▸ **Data extract**:
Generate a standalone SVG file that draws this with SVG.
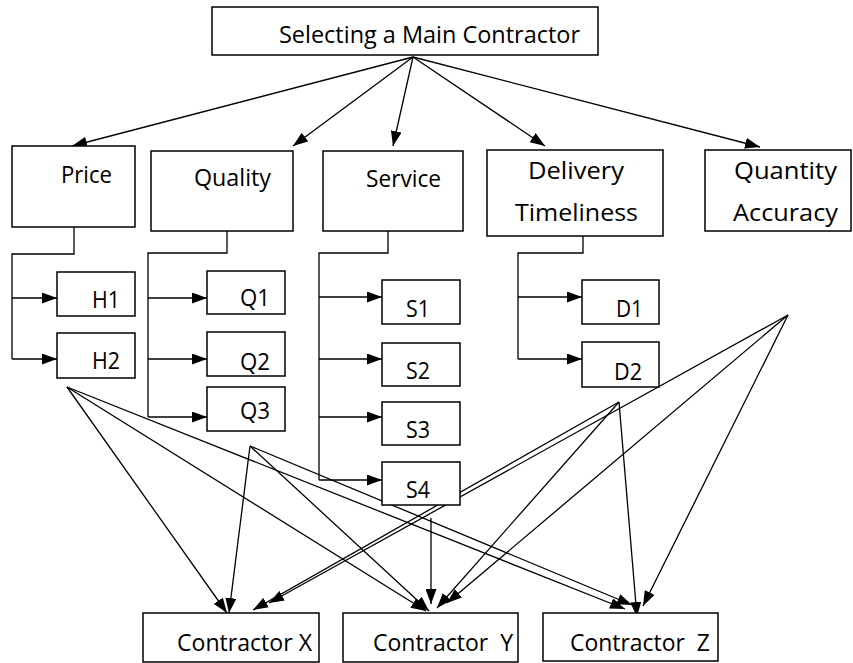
<svg xmlns="http://www.w3.org/2000/svg" width="853" height="663" viewBox="0 0 853 663">
  <style>
    .box { fill: #ffffff; stroke: #000000; stroke-width: 1.5; }
    .lbl { font-family: "Open Sans", "Noto Sans", "Liberation Sans", sans-serif; font-size: 24px; fill: #000000; }
    .wire { fill: none; stroke: #000000; stroke-width: 1.3; marker-end: url(#head); }
    .trunk { fill: none; stroke: #000000; stroke-width: 1.3; }
  </style>
  <defs>
    <marker id="head" viewBox="0 0 15 11" refX="15" refY="5.5" markerWidth="15" markerHeight="11" markerUnits="userSpaceOnUse" orient="auto">
      <path d="M0,0 L15,5.5 L0,11 z" fill="#000000"/>
    </marker>
  </defs>

  <rect width="853" height="663" fill="#ffffff"/>

  <!-- connectors -->
  <g id="connectors">
    <!-- goal to criteria -->
    <line class="wire" x1="413" y1="57" x2="72" y2="146"/>
    <line class="wire" x1="413" y1="57" x2="293" y2="146"/>
    <line class="wire" x1="413" y1="57" x2="393" y2="146"/>
    <line class="wire" x1="413" y1="57" x2="545" y2="146"/>
    <line class="wire" x1="413" y1="57" x2="760" y2="147"/>

    <!-- Price branch -->
    <path class="trunk" d="M74,227 V254 H12 V359"/>
    <line class="wire" x1="12" y1="298" x2="57" y2="298"/>
    <line class="wire" x1="12" y1="359" x2="57" y2="359"/>

    <!-- Quality branch -->
    <path class="trunk" d="M227,231 V253 H148 V417"/>
    <line class="wire" x1="148" y1="298" x2="207" y2="298"/>
    <line class="wire" x1="148" y1="359" x2="207" y2="359"/>
    <line class="wire" x1="148" y1="417" x2="207" y2="417"/>

    <!-- Service branch -->
    <path class="trunk" d="M388,231 V253 H319 V480"/>
    <line class="wire" x1="319" y1="297" x2="382" y2="297"/>
    <line class="wire" x1="319" y1="359" x2="382" y2="359"/>
    <line class="wire" x1="319" y1="417" x2="382" y2="417"/>
    <line class="wire" x1="319" y1="480" x2="382" y2="480"/>

    <!-- Delivery branch -->
    <path class="trunk" d="M583,236 V253 H518 V359"/>
    <line class="wire" x1="518" y1="297" x2="582" y2="297"/>
    <line class="wire" x1="518" y1="359" x2="582" y2="359"/>

    <!-- criteria to alternatives -->
    <line class="wire" x1="67" y1="387" x2="227" y2="613"/>
    <line class="wire" x1="67" y1="387" x2="426" y2="611"/>
    <line class="wire" x1="67" y1="387" x2="625" y2="609"/>

    <line class="wire" x1="250" y1="446" x2="229" y2="613"/>
    <line class="wire" x1="250" y1="446" x2="429" y2="611"/>
    <line class="wire" x1="250" y1="446" x2="632" y2="605"/>

    <line class="wire" x1="431" y1="518" x2="431" y2="604"/>

    <line class="wire" x1="619" y1="402" x2="253" y2="610"/>
    <line class="wire" x1="619" y1="402" x2="437" y2="608"/>
    <line class="wire" x1="619" y1="402" x2="637" y2="617"/>

    <line class="wire" x1="788" y1="315" x2="269" y2="603"/>
    <line class="wire" x1="788" y1="315" x2="447" y2="603"/>
    <line class="wire" x1="788" y1="315" x2="643" y2="606"/>
  </g>

  <!-- goal -->
  <g id="goal">
    <rect class="box" x="212" y="7" width="386" height="48"/>
    <text class="lbl" x="279" y="43" textLength="301" lengthAdjust="spacingAndGlyphs">Selecting a Main Contractor</text>
  </g>

  <!-- criteria -->
  <g id="price">
    <rect class="box" x="12" y="146" width="123" height="81"/>
    <text class="lbl" x="61" y="183" textLength="51" lengthAdjust="spacingAndGlyphs">Price</text>
  </g>
  <g id="quality">
    <rect class="box" x="151" y="151" width="142" height="80"/>
    <text class="lbl" x="194" y="186" textLength="77" lengthAdjust="spacingAndGlyphs">Quality</text>
  </g>
  <g id="service">
    <rect class="box" x="323" y="151" width="140" height="80"/>
    <text class="lbl" x="366" y="187" textLength="75" lengthAdjust="spacingAndGlyphs">Service</text>
  </g>
  <g id="delivery">
    <rect class="box" x="487" y="150" width="176" height="86"/>
    <text class="lbl" x="528" y="179" textLength="96" lengthAdjust="spacingAndGlyphs">Delivery</text>
    <text class="lbl" x="515" y="221" textLength="123" lengthAdjust="spacingAndGlyphs">Timeliness</text>
  </g>
  <g id="quantity">
    <rect class="box" x="705" y="150" width="146" height="81"/>
    <text class="lbl" x="734" y="179" textLength="103" lengthAdjust="spacingAndGlyphs">Quantity</text>
    <text class="lbl" x="733" y="221" textLength="105" lengthAdjust="spacingAndGlyphs">Accuracy</text>
  </g>

  <!-- sub-criteria -->
  <g id="h1"><rect class="box" x="57" y="272" width="78" height="44"/><text class="lbl" x="92" y="308" textLength="28" lengthAdjust="spacingAndGlyphs">H1</text></g>
  <g id="h2"><rect class="box" x="57" y="333" width="78" height="45"/><text class="lbl" x="92" y="369" textLength="28" lengthAdjust="spacingAndGlyphs">H2</text></g>

  <g id="q1"><rect class="box" x="207" y="271" width="78" height="43"/><text class="lbl" x="240" y="306" textLength="30" lengthAdjust="spacingAndGlyphs">Q1</text></g>
  <g id="q2"><rect class="box" x="207" y="332" width="78" height="44"/><text class="lbl" x="240" y="370" textLength="30" lengthAdjust="spacingAndGlyphs">Q2</text></g>
  <g id="q3"><rect class="box" x="207" y="387" width="78" height="44"/><text class="lbl" x="240" y="419" textLength="30" lengthAdjust="spacingAndGlyphs">Q3</text></g>

  <g id="s1"><rect class="box" x="382" y="280" width="78" height="44"/><text class="lbl" x="406" y="317" textLength="24" lengthAdjust="spacingAndGlyphs">S1</text></g>
  <g id="s2"><rect class="box" x="382" y="343" width="78" height="43"/><text class="lbl" x="406" y="379" textLength="24" lengthAdjust="spacingAndGlyphs">S2</text></g>
  <g id="s3"><rect class="box" x="382" y="402" width="78" height="43"/><text class="lbl" x="406" y="438" textLength="24" lengthAdjust="spacingAndGlyphs">S3</text></g>
  <g id="s4"><rect class="box" x="382" y="462" width="78" height="43"/><text class="lbl" x="406" y="498" textLength="24" lengthAdjust="spacingAndGlyphs">S4</text></g>

  <g id="d1"><rect class="box" x="582" y="280" width="77" height="44"/><text class="lbl" x="616" y="317" textLength="27" lengthAdjust="spacingAndGlyphs">D1</text></g>
  <g id="d2"><rect class="box" x="582" y="342" width="77" height="45"/><text class="lbl" x="614" y="380" textLength="28" lengthAdjust="spacingAndGlyphs">D2</text></g>

  <!-- alternatives -->
  <g id="contractor-x">
    <rect class="box" x="143" y="613" width="176" height="49"/>
    <text class="lbl" x="177" y="651" textLength="135" lengthAdjust="spacingAndGlyphs">Contractor X</text>
  </g>
  <g id="contractor-y">
    <rect class="box" x="343" y="613" width="175" height="49"/>
    <text class="lbl" x="373" y="651" textLength="140" lengthAdjust="spacingAndGlyphs" xml:space="preserve">Contractor  Y</text>
  </g>
  <g id="contractor-z">
    <rect class="box" x="543" y="613" width="175" height="48"/>
    <text class="lbl" x="570" y="651" textLength="140" lengthAdjust="spacingAndGlyphs" xml:space="preserve">Contractor  Z</text>
  </g>
</svg>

▸ **Exercise details**: Write out the whole listing again, exactly, with no pictures.

▸ **Task solution**:
Generate a standalone SVG file that draws this with SVG.
<svg xmlns="http://www.w3.org/2000/svg" width="853" height="663" viewBox="0 0 853 663">
  <style>
    .box { fill: #ffffff; stroke: #000000; stroke-width: 1.5; }
    .lbl { font-family: "Open Sans", "Noto Sans", "Liberation Sans", sans-serif; font-size: 24px; fill: #000000; }
    .wire { fill: none; stroke: #000000; stroke-width: 1.3; marker-end: url(#head); }
    .trunk { fill: none; stroke: #000000; stroke-width: 1.3; }
  </style>
  <defs>
    <marker id="head" viewBox="0 0 15 11" refX="15" refY="5.5" markerWidth="15" markerHeight="11" markerUnits="userSpaceOnUse" orient="auto">
      <path d="M0,0 L15,5.5 L0,11 z" fill="#000000"/>
    </marker>
  </defs>

  <rect width="853" height="663" fill="#ffffff"/>

  <!-- connectors -->
  <g id="connectors">
    <!-- goal to criteria -->
    <line class="wire" x1="413" y1="57" x2="72" y2="146"/>
    <line class="wire" x1="413" y1="57" x2="293" y2="146"/>
    <line class="wire" x1="413" y1="57" x2="393" y2="146"/>
    <line class="wire" x1="413" y1="57" x2="545" y2="146"/>
    <line class="wire" x1="413" y1="57" x2="760" y2="147"/>

    <!-- Price branch -->
    <path class="trunk" d="M74,227 V254 H12 V359"/>
    <line class="wire" x1="12" y1="298" x2="57" y2="298"/>
    <line class="wire" x1="12" y1="359" x2="57" y2="359"/>

    <!-- Quality branch -->
    <path class="trunk" d="M227,231 V253 H148 V417"/>
    <line class="wire" x1="148" y1="298" x2="207" y2="298"/>
    <line class="wire" x1="148" y1="359" x2="207" y2="359"/>
    <line class="wire" x1="148" y1="417" x2="207" y2="417"/>

    <!-- Service branch -->
    <path class="trunk" d="M388,231 V253 H319 V480"/>
    <line class="wire" x1="319" y1="297" x2="382" y2="297"/>
    <line class="wire" x1="319" y1="359" x2="382" y2="359"/>
    <line class="wire" x1="319" y1="417" x2="382" y2="417"/>
    <line class="wire" x1="319" y1="480" x2="382" y2="480"/>

    <!-- Delivery branch -->
    <path class="trunk" d="M583,236 V253 H518 V359"/>
    <line class="wire" x1="518" y1="297" x2="582" y2="297"/>
    <line class="wire" x1="518" y1="359" x2="582" y2="359"/>

    <!-- criteria to alternatives -->
    <line class="wire" x1="67" y1="387" x2="227" y2="613"/>
    <line class="wire" x1="67" y1="387" x2="426" y2="611"/>
    <line class="wire" x1="67" y1="387" x2="625" y2="609"/>

    <line class="wire" x1="250" y1="446" x2="229" y2="613"/>
    <line class="wire" x1="250" y1="446" x2="429" y2="611"/>
    <line class="wire" x1="250" y1="446" x2="632" y2="605"/>

    <line class="wire" x1="431" y1="518" x2="431" y2="604"/>

    <line class="wire" x1="619" y1="402" x2="253" y2="610"/>
    <line class="wire" x1="619" y1="402" x2="437" y2="608"/>
    <line class="wire" x1="619" y1="402" x2="637" y2="617"/>

    <line class="wire" x1="788" y1="315" x2="269" y2="603"/>
    <line class="wire" x1="788" y1="315" x2="447" y2="603"/>
    <line class="wire" x1="788" y1="315" x2="643" y2="606"/>
  </g>

  <!-- goal -->
  <g id="goal">
    <rect class="box" x="212" y="7" width="386" height="48"/>
    <text class="lbl" x="279" y="43" textLength="301" lengthAdjust="spacingAndGlyphs">Selecting a Main Contractor</text>
  </g>

  <!-- criteria -->
  <g id="price">
    <rect class="box" x="12" y="146" width="123" height="81"/>
    <text class="lbl" x="61" y="183" textLength="51" lengthAdjust="spacingAndGlyphs">Price</text>
  </g>
  <g id="quality">
    <rect class="box" x="151" y="151" width="142" height="80"/>
    <text class="lbl" x="194" y="186" textLength="77" lengthAdjust="spacingAndGlyphs">Quality</text>
  </g>
  <g id="service">
    <rect class="box" x="323" y="151" width="140" height="80"/>
    <text class="lbl" x="366" y="187" textLength="75" lengthAdjust="spacingAndGlyphs">Service</text>
  </g>
  <g id="delivery">
    <rect class="box" x="487" y="150" width="176" height="86"/>
    <text class="lbl" x="528" y="179" textLength="96" lengthAdjust="spacingAndGlyphs">Delivery</text>
    <text class="lbl" x="515" y="221" textLength="123" lengthAdjust="spacingAndGlyphs">Timeliness</text>
  </g>
  <g id="quantity">
    <rect class="box" x="705" y="150" width="146" height="81"/>
    <text class="lbl" x="734" y="179" textLength="103" lengthAdjust="spacingAndGlyphs">Quantity</text>
    <text class="lbl" x="733" y="221" textLength="105" lengthAdjust="spacingAndGlyphs">Accuracy</text>
  </g>

  <!-- sub-criteria -->
  <g id="h1"><rect class="box" x="57" y="272" width="78" height="44"/><text class="lbl" x="92" y="308" textLength="28" lengthAdjust="spacingAndGlyphs">H1</text></g>
  <g id="h2"><rect class="box" x="57" y="333" width="78" height="45"/><text class="lbl" x="92" y="369" textLength="28" lengthAdjust="spacingAndGlyphs">H2</text></g>

  <g id="q1"><rect class="box" x="207" y="271" width="78" height="43"/><text class="lbl" x="240" y="306" textLength="30" lengthAdjust="spacingAndGlyphs">Q1</text></g>
  <g id="q2"><rect class="box" x="207" y="332" width="78" height="44"/><text class="lbl" x="240" y="370" textLength="30" lengthAdjust="spacingAndGlyphs">Q2</text></g>
  <g id="q3"><rect class="box" x="207" y="387" width="78" height="44"/><text class="lbl" x="240" y="419" textLength="30" lengthAdjust="spacingAndGlyphs">Q3</text></g>

  <g id="s1"><rect class="box" x="382" y="280" width="78" height="44"/><text class="lbl" x="406" y="317" textLength="24" lengthAdjust="spacingAndGlyphs">S1</text></g>
  <g id="s2"><rect class="box" x="382" y="343" width="78" height="43"/><text class="lbl" x="406" y="379" textLength="24" lengthAdjust="spacingAndGlyphs">S2</text></g>
  <g id="s3"><rect class="box" x="382" y="402" width="78" height="43"/><text class="lbl" x="406" y="438" textLength="24" lengthAdjust="spacingAndGlyphs">S3</text></g>
  <g id="s4"><rect class="box" x="382" y="462" width="78" height="43"/><text class="lbl" x="406" y="498" textLength="24" lengthAdjust="spacingAndGlyphs">S4</text></g>

  <g id="d1"><rect class="box" x="582" y="280" width="77" height="44"/><text class="lbl" x="616" y="317" textLength="27" lengthAdjust="spacingAndGlyphs">D1</text></g>
  <g id="d2"><rect class="box" x="582" y="342" width="77" height="45"/><text class="lbl" x="614" y="380" textLength="28" lengthAdjust="spacingAndGlyphs">D2</text></g>

  <!-- alternatives -->
  <g id="contractor-x">
    <rect class="box" x="143" y="613" width="176" height="49"/>
    <text class="lbl" x="177" y="651" textLength="135" lengthAdjust="spacingAndGlyphs">Contractor X</text>
  </g>
  <g id="contractor-y">
    <rect class="box" x="343" y="613" width="175" height="49"/>
    <text class="lbl" x="373" y="651" textLength="140" lengthAdjust="spacingAndGlyphs" xml:space="preserve">Contractor  Y</text>
  </g>
  <g id="contractor-z">
    <rect class="box" x="543" y="613" width="175" height="48"/>
    <text class="lbl" x="570" y="651" textLength="140" lengthAdjust="spacingAndGlyphs" xml:space="preserve">Contractor  Z</text>
  </g>
</svg>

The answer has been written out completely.